Finding Innovation in SBA Loans
The bank sent me to investigate potential financial opportunities related to Small Business Loans. I was chosen to lead a team since the bank was interested in innovative products that could spin out of the bank and not efficiency plays. I took along a business lead to help with the financial analysis and industry expertise.
Understanding the Lifecycle of an SBA Loan
I interviewed dozens of stakeholders and for each discrete step I outlined who was involved (circles) and what actions were taken (boxes), starting from the beginning of the process when an SMB was looking for a loan:
To origination:
To data gathering on the bank side:
Until we had a model of the entire load process from conception to the bank servicing the loan, all the way until the bank would sell the guaranteed portion of the loan off to a secondary market:
And ended with a finalized flow diagram outlining all parties, actions, and documents.
By that time, I had a hunch that the largest opportunity was in the secondary market where people would splice loans together into credit-rated tranches. The rest of the process was performed in-house with manual processes, but the bank did not currently participate in the secondary market and didn’t have the expertise of Pool Assemblers to splice loans into credit rated tranches.
We did a quick analysis of the money left on the table, and decided that a digital marketplace for guaranteed portions of SBA loans slated to be handed off to the assemblers was a new spin on an old market. Instead of creating sets of loans for sophisticated buyers, why not offer government-backed business loans as investment vehicles for consumers?
Bank returns with secondary market transactions
Gaining Buy-In at All Levels of the Organization
A one-pager for internal stakeholders to understand the value of the project and how future iterations could seep back into the bank increasing efficiency through the loan process
Finding a Home in the Bank
PNC bank offered loan management services to smaller banks and FCUs. By piggy-backing on the sales team for those services, we could offer smaller banks alternatives to the broker-assembler groups that these loans were shipped off to. Even if the smaller banks didn’t want to make a big change, assemblers rejected smaller unprofitable loans, and those could still be handed off to our platform to be sold to individual consumers.

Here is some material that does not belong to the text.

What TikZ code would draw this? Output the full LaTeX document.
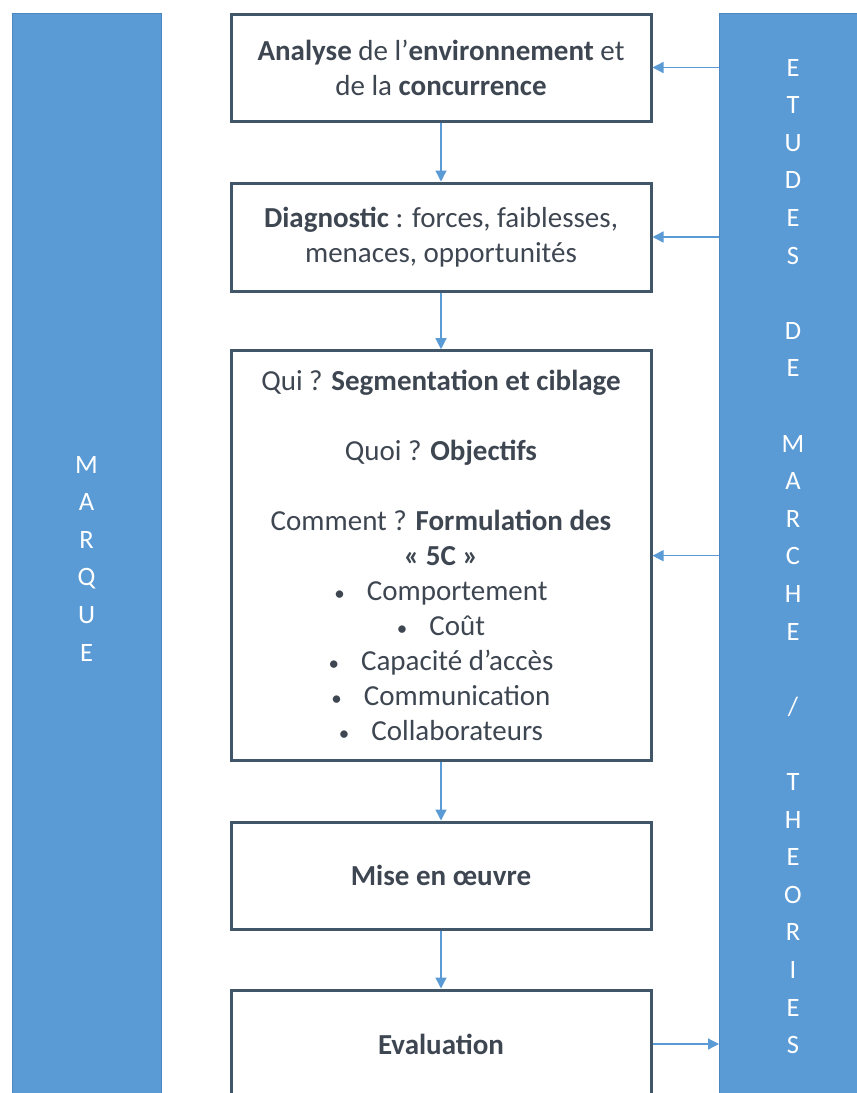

Financial Analysis for Consumers
By taking the guaranteed portions of Small Business Loans slated to be chopped and sold on Bloomberg terminals, and offering them to consumers, we saw that we could fill a gap in the market with better Risk to Yield ratios than most current investment opportunities.
Build versus Buy Analysis
For all projects at the bank, or any organization of its scale, there are always conversations about building a product versus buying a company in the market.
Background
Our back of the napkin estimates gave this project a timeline of 12-18 months and cost of 1-3MM to MVP.
Pros of Building
- Greater control of development timeline and quality
- Ability to prioritize / deprioritize all features through continual feedback from PNC clients
- Greenfield initiative reduces risk of inheriting customer contracts with unfavorable terms
- Limited legacy code helps mitigate issues from integrating into other applications (e.g., BlackRock loan portfolio management tool)
Cons of Building
- Challenges associated with generating buy and sell-side demand due to lack of initial transaction volume
- Reliance on PNC (e.g. Origination Team) during near-term until platform matures
- Initial go-to-market strategy (i.e., SBA only) limits volume and value of a marketplace
- Limited subject matter expertise within PNC to effectively capture various market mechanics
- Other digital marketplaces have a head start
Potential Solution
After three months of market and product diligence, the team identified a potential acquisition target that could help mitigate the cons associated with building a digital loan marketplace:
With several desired features:
- Automatically crack any existing loan tape
- Customizable auction parameters
- Track due diligence within the platform
- Integration with LOS to automatically categorize diligence docs
- Buyer-seller communication within the platform
- Research analytics platform
Rationale for Buy Approach
Cons of Building
- Challenges associated with generating buy and sell- side demand due to lack of initial transaction volume
- Reliance on PNC (e.g. Origination Team) during near-term until platform matures
- Initial go-to-market strategy (i.e., SBA only) limits volume and value of a marketplace
- Limited subject matter expertise within PNC to effectively capture various market mechanics
- Other digital marketplaces have a head start
Stackfolio mitigates concerns
- Existing transactions across loan types help create “critical mass” issue for early-stage marketplaces
- Existing sales force and customer base create base business upon which FIG can drive incremental growth
- Supports multiple loan types so declines in the volume of one loan type can be offset by other types
- Several subject matter experts with prior loan trading experience already exist within Stackfolio’s org
- PNC do not need to start from scratch and can inherit best practices / lessons learned
Revenue Model
Transactions | Research Platform | White Label |
---|---|---|
35-50bps | Subscription Fee | Fee + 15-20bps |
Per transaction | Monthly or annually | Per transaction |
Valuation of Acquisition
In order to initiate the confirmatory diligence process, the team recommends submitting a non-binding indication of interest to acquire Stackfolio at a valuation multiple between 4.0x and 6.0x Adj. EBITDA
Valuation Assumptions - Acquisition | |
---|---|
Estimated Annual Loan Amount Transacting on Platform | $200,000,000 |
Estimated Stackfolio Avg. Transaction Fee | 0.43% |
Estimated Annual Stackfolio Revenue | $850,000 |
Estimated Adj. EBITDA Margin | 40.00% |
Estimated Adj. EBITDA | $340,000 |
Acquisition Multiple | 6.0x |
Estimated Enterprise Value | $2,040,000 |
Buy versus Build Conclusion
The bank opted to build in-house given our team had the product skills to take this concept to market, and the build costs were trivial compared to the longterm upsides of owning the entire system.
Concept Development
We created a site architecture and pixel-perfect mockups of the final product and handed the project off to the loan team to develop the product in its entirety with their own engineering teams.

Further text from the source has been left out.